Coverage of local news in cities and towns across the province has been dealt another blow, as Canada’s two biggest newspaper chains — Postmedia and Torstar — swapped more than 40 community newspapers across Southern Ontario, and will be closing most of them.
“It’s bad news for the community. There’s no doubt,” Kingston Mayor Bryan Paterson said.
In Kingston, two weekly papers, the Kingston Heritage and Frontenac Gazette were closed. Their employees were informed as they tried to open locked doors Monday morning.
“There’s been lots of newspaper closures, particularly community papers, over the past ten years. It just doesn’t usually all happen at once like this,” Ryerson University media analyst April Lindgren said.
Lindgren runs a website called the ‘Local News Project’ which analyzes different aspects of local news, including when and where new local news outlets open, or in most cases, close their doors.
“The newspaper business model is in trouble, and nobody has figured out a solution to it yet,” Lindgren said. “In fact, the main response seems to be to slash and burn the content that’s available.”
Locally, about a dozen full-time employees here have lost their jobs, plus a number of freelance writers. As far as print journalism goes, the Whig-Standard is now the only paper left standing in the City of Kingston.

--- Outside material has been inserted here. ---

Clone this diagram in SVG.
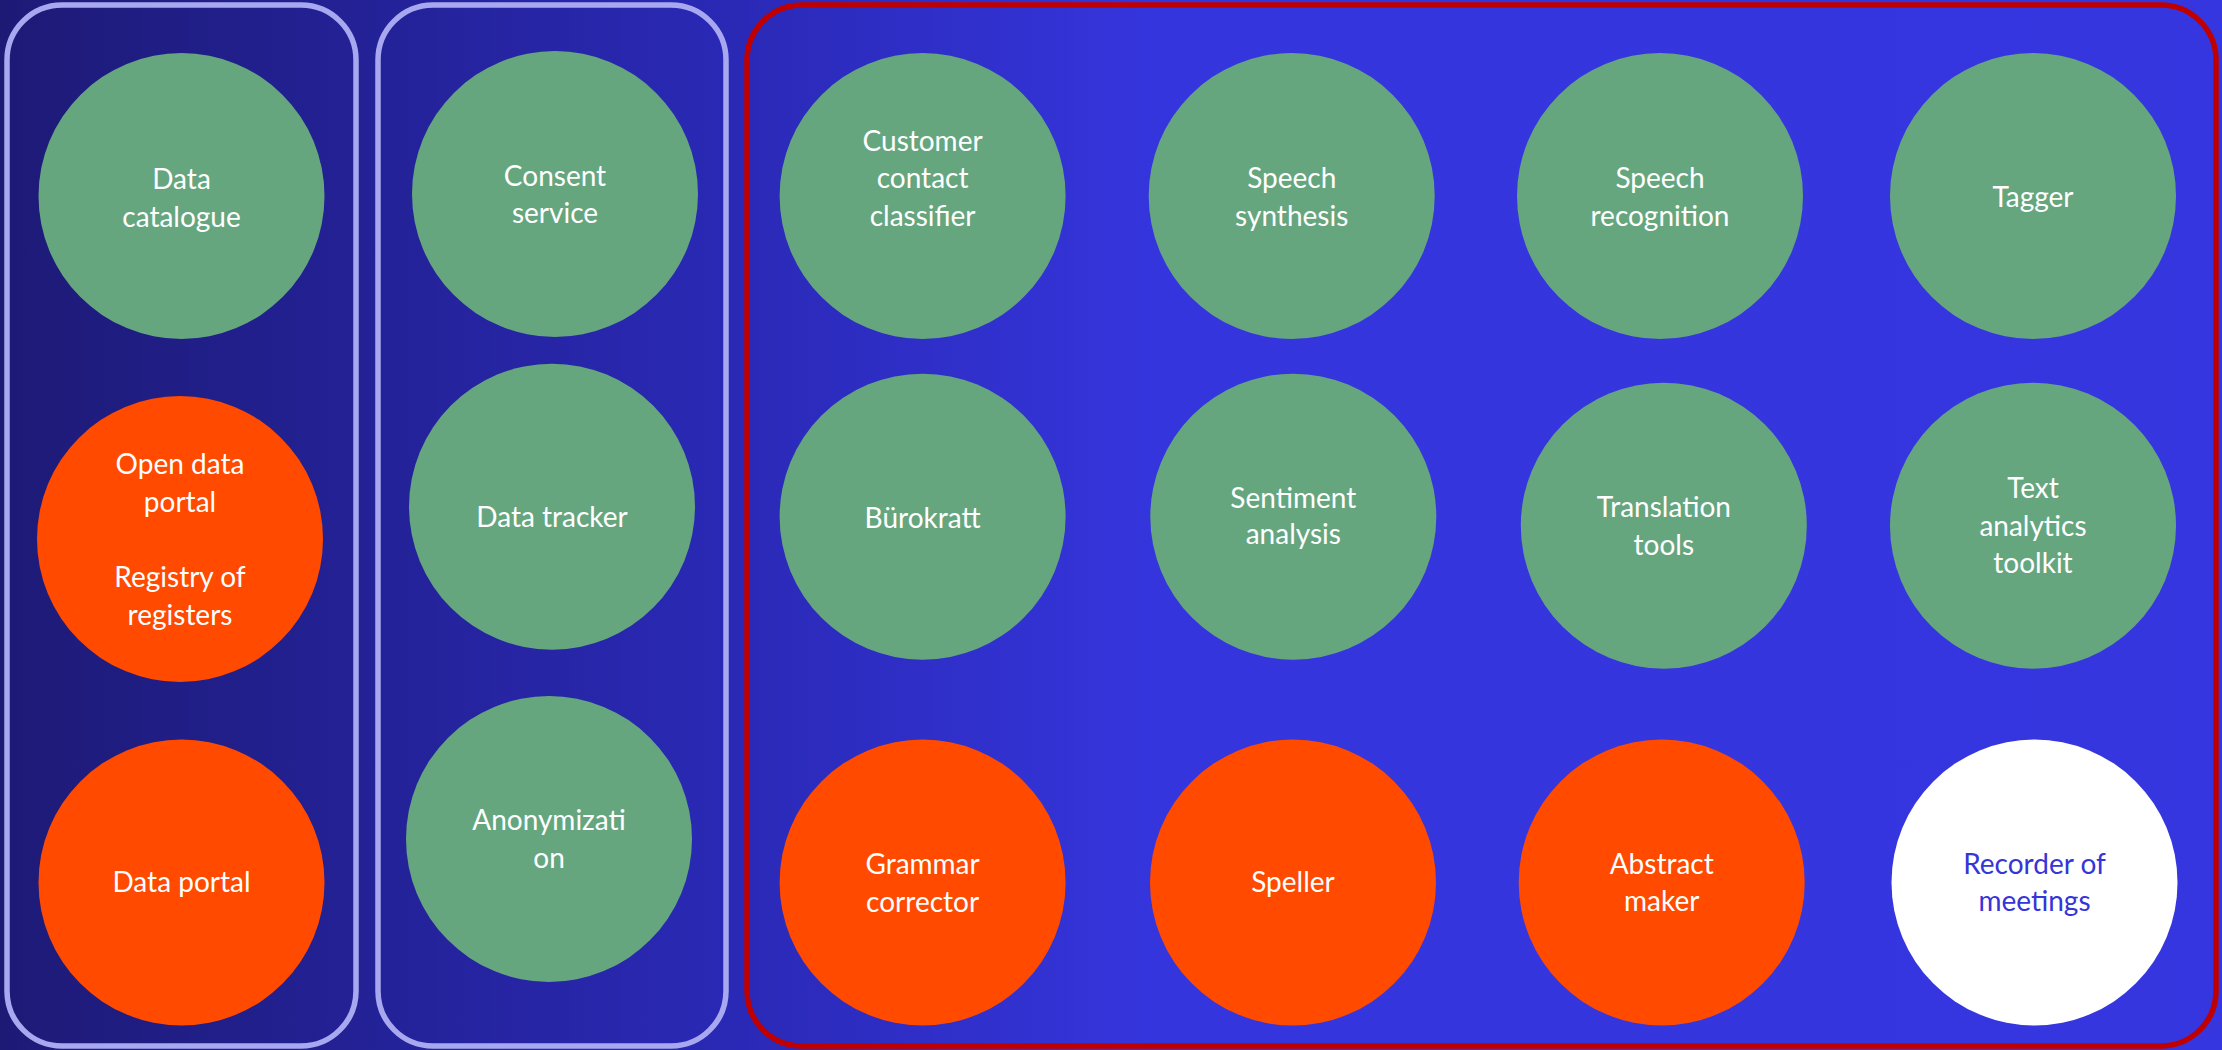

“We’re going to get more and more news that’s brought to us by the chains, and less and less actual local news,” Kingston city councillor, Jim Neill said, “Which will be really unfortunate.”
“The continuing costs of producing dozens of small community newspapers in these regions in the face of significantly declining advertising revenues means that most of these operations are no longer have viable business models,” Postmedia Chair Paul Godfrey said in a statement Monday.
In total, nearly 250 jobs will be cut as a result of the mass closures – as well leaving many smaller communities in the province without a newspaper to call their own.